Now, of course the statement of the theorem itself is very impressive, but I feel like it lacks intuitional backing. I could go up there are start talking about infinitesimal transformations of fields, but even that gets very complicated very quickly (and the mathematics can't be over an Algebra 1 level or I'll completely lose them).

What I'm instead thinking is taking one specific example of a system, and showing that if some symmetry is true, then something else is conserved.

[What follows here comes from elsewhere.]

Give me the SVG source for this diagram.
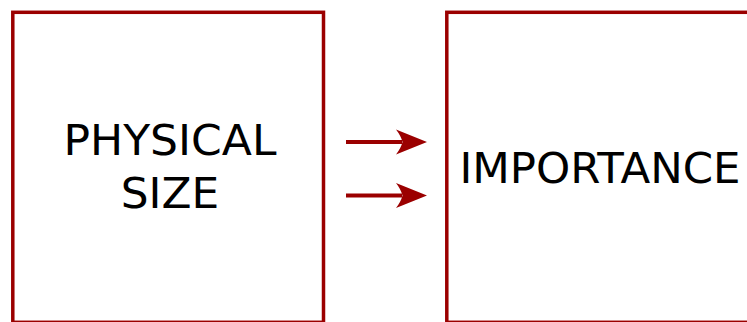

But I can't think of any examples. Is there any specific example of a system where it is easy to explain why translation symmetry implies conservation of momentum in that system, or some other symmetry implies some other conservation? If not, how can I go about demonstrating Noether's Theorem in an intuitive way to a class of 8th graders?

Answer 1

Explaining Noether's theorem to 8th graders may be hard, as even the simplest special case of the theorem requires some calculus to state. However, if we're talking about why one example of an invariance corresponds to one example of a conservation law, there are some calculus-free arguments you can make. I'll mention one example, energy (whose conservation law is a little different from the others); hopefully others will follow.

Imagine if the laws of physics or parameters therein varied over time; imagine, for example, if gravity became stronger tomorrow. Today, lift an object onto a shelf, which requires some work equal to the GPE it's gained. Lower it to its previous position tomorrow, when gravity is stronger. The GPE loss will exceed the GPE gain today. Boom! You've made energy out of nothing.

Answer 2

The example I like to use for lay people is based on an air hockey table (or pool table). If I hit the puck it moves in a straight line with constant speed. Why? The answer is - because the table is flat. Stated in terms of symmetry, the table is invariant under translations. If the table weren't flat, the puck wouldn't move in a straight line.

Now, getting the analogy with physics in general for a non-flat table requires finding a way to make the force holding it to the table always perpendicular to the table, but that's a detail I haven't fully worked out.